I would ammend that to "$12k, a few weeks, and an incredibly powerful platform for self-publicizing his site."
As with most things Web 2.0, there's a catch-22 at the beginning; Nobody posts, so nobody visits, so nobody posts. Guy's PR ability to drive traffic to his site is certainly much more valuable than the idea or the technology.
Sure, any young hacker could have built a site like that for $12K and a few weeks...but that may not be enough to give it a similar chance for success.
I thought it would be amusing to go down the list one-by-one and make open-source clones of 'em, specifically made to scale using EC2 and S3 auto-magically.
Go for it! Competition is _always_ good! It forces people and companies to up their game. Customers are the ones who win in the end.
I was actually thinking of implementing something like Scribd (it's very simple with Adobe Flashpaper) but don't wanna get sued and deal with DMCA/lawyers. Scribd's full of pirated stuff... they must be getting a ton of DMCA takedowns.

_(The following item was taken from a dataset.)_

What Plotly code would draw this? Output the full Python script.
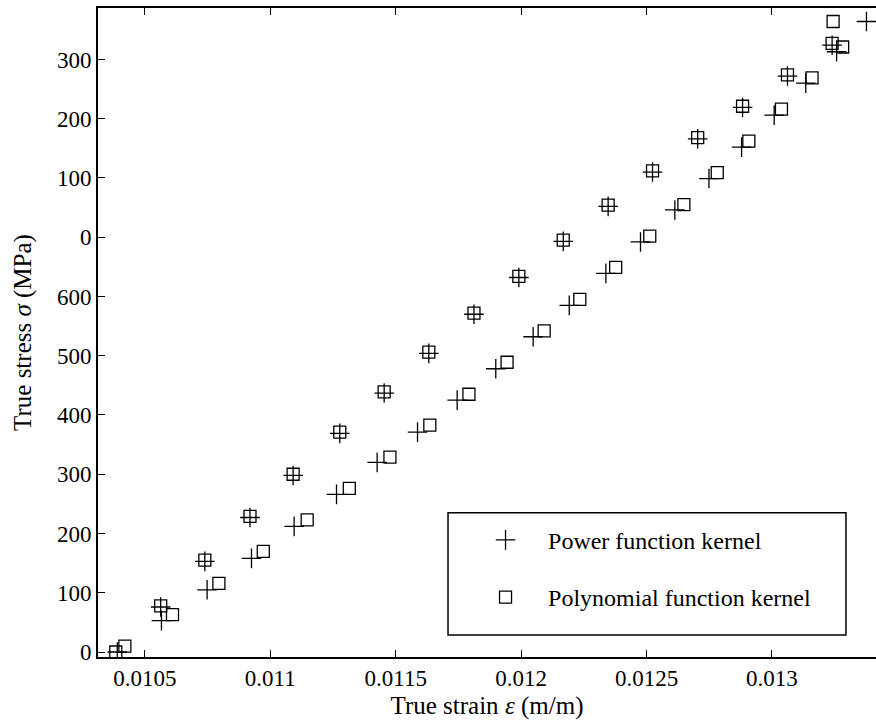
import plotly.graph_objects as go

# Power function kernel: loading branch then the lower branch (strain, stress in MPa)
power_strain = [
    0.010390, 0.010563, 0.010739, 0.010919, 0.011091, 0.011277, 0.011454, 0.011632,
    0.011812, 0.011991, 0.012168, 0.012347, 0.012524, 0.012704, 0.012883, 0.013062, 0.013240,
    0.010566, 0.010748, 0.010925, 0.011095, 0.011264, 0.011426, 0.011587, 0.011745,
    0.011899, 0.012048, 0.012192, 0.012338, 0.012476, 0.012613, 0.012749, 0.012879,
    0.013009, 0.013135, 0.013258, 0.013377,
]
power_stress = [
    0, 76, 153, 227, 298, 369, 437, 504,
    570, 632, 693, 752, 810, 866, 919, 972, 1024,
    53, 105, 158, 212, 266, 320, 371, 425,
    478, 532, 585, 639, 692, 746, 799, 852,
    906, 960, 1013, 1064,
]

# Polynomial function kernel
poly_strain = [
    0.010384, 0.010563, 0.010739, 0.010919, 0.011091, 0.011277, 0.011454, 0.011632,
    0.011812, 0.011991, 0.012168, 0.012347, 0.012524, 0.012704, 0.012883, 0.013062, 0.013240,
    0.013244,
    0.010420, 0.010610, 0.010795, 0.010972, 0.011147, 0.011315, 0.011477, 0.011636,
    0.011792, 0.011944, 0.012092, 0.012234, 0.012377, 0.012513, 0.012649, 0.012782,
    0.012908, 0.013038, 0.013160, 0.013282,
]
poly_stress = [
    0, 78, 155, 229, 300, 371, 439, 506,
    572, 634, 695, 754, 812, 868, 921, 974, 1027,
    1064,
    10, 63, 116, 170, 223, 276, 329, 383,
    435, 489, 542, 595, 649, 702, 755, 809,
    862, 916, 969, 1021,
]

x_ticks = [0.0105, 0.011, 0.0115, 0.012, 0.0125, 0.013]
x_tick_text = ["0.0105", "0.011", "0.0115", "0.012", "0.0125", "0.013"]
y_ticks = [0, 100, 200, 300, 400, 500, 600, 700, 800, 900, 1000]
y_tick_text = ["0", "100", "200", "300", "400", "500", "600", "0", "100", "200", "300"]

FONT = "Liberation Serif"

fig = go.Figure()
fig.add_trace(go.Scatter(
    x=power_strain, y=power_stress, mode="markers", name="Power function kernel",
    legendgroup="power",
    marker=dict(symbol="cross-thin-open", size=14, color="black",
                line=dict(color="black", width=1.3)),
))
fig.add_trace(go.Scatter(
    x=poly_strain, y=poly_stress, mode="markers", name="Polynomial function kernel",
    legendgroup="poly",
    marker=dict(symbol="square-open", size=12, color="black",
                line=dict(color="#222222", width=1.3)),
))

# legend frame
fig.add_shape(type="rect", xref="paper", yref="paper",
              x0=0.4499, x1=0.9614, y0=0.0339, y1=0.2223,
              line=dict(color="black", width=1.5), fillcolor="rgba(0,0,0,0)")

fig.update_layout(
    width=876, height=727,
    margin=dict(l=98, r=0, t=8, b=70),
    paper_bgcolor="white", plot_bgcolor="white",
    font=dict(family=FONT, size=23, color="black"),
    showlegend=True,
    legend=dict(x=0.4692, y=0.2145, xanchor="left", yanchor="top",
                bgcolor="rgba(0,0,0,0)", borderwidth=0,
                itemwidth=75, tracegroupgap=23,
                font=dict(family=FONT, size=24, color="black")),
    xaxis=dict(
        range=[0.010313, 0.013415], tickvals=x_ticks, ticktext=x_tick_text,
        ticks="inside", ticklen=7, tickwidth=1.2, tickcolor="black",
        showline=True, linecolor="black", linewidth=1.6, mirror="ticks",
        showgrid=False, zeroline=False,
        title=dict(text="True strain <i>ε</i> (m/m)", standoff=6,
                   font=dict(family=FONT, size=25)),
        tickfont=dict(family=FONT, size=23),
    ),
    yaxis=dict(
        range=[-8.4, 1086.8], tickvals=y_ticks, ticktext=y_tick_text,
        ticks="inside", ticklen=7, tickwidth=1.2, tickcolor="black",
        showline=True, linecolor="black", linewidth=1.6, mirror=False,
        showgrid=False, zeroline=False,
        title=dict(text="True stress <i>σ</i> (MPa)", standoff=18,
                   font=dict(family=FONT, size=25)),
        tickfont=dict(family=FONT, size=23),
    ),
)

fig.write_html("out.html")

That's interesting - how could you use FlashPaper in a server setting? Is it available for Linux? Would it be sufficient to have a single user license to serve the web?
I think he seems very bitter in his post. Also I think he wrong when he says why would it matter that its wordpress. He makes an analogy between oracle and mysql as well. I think it does , technical proficiency matters, if he is going to outsource his programming I see this not being successful.
Why? Bloglines outsourced quite a few things. Digg outsourced quite a bit of its early development...didn't seem to hurt it much. MySpace was outsourced development early on, too.
That's not to say I particularly like Truemors...the spamminess of it pretty much makes it worthless to my eyes, but it's not spammy because it was outsourced, but because of specific implementation decisions.
Let this be a challenge. What can you start with the same constraints?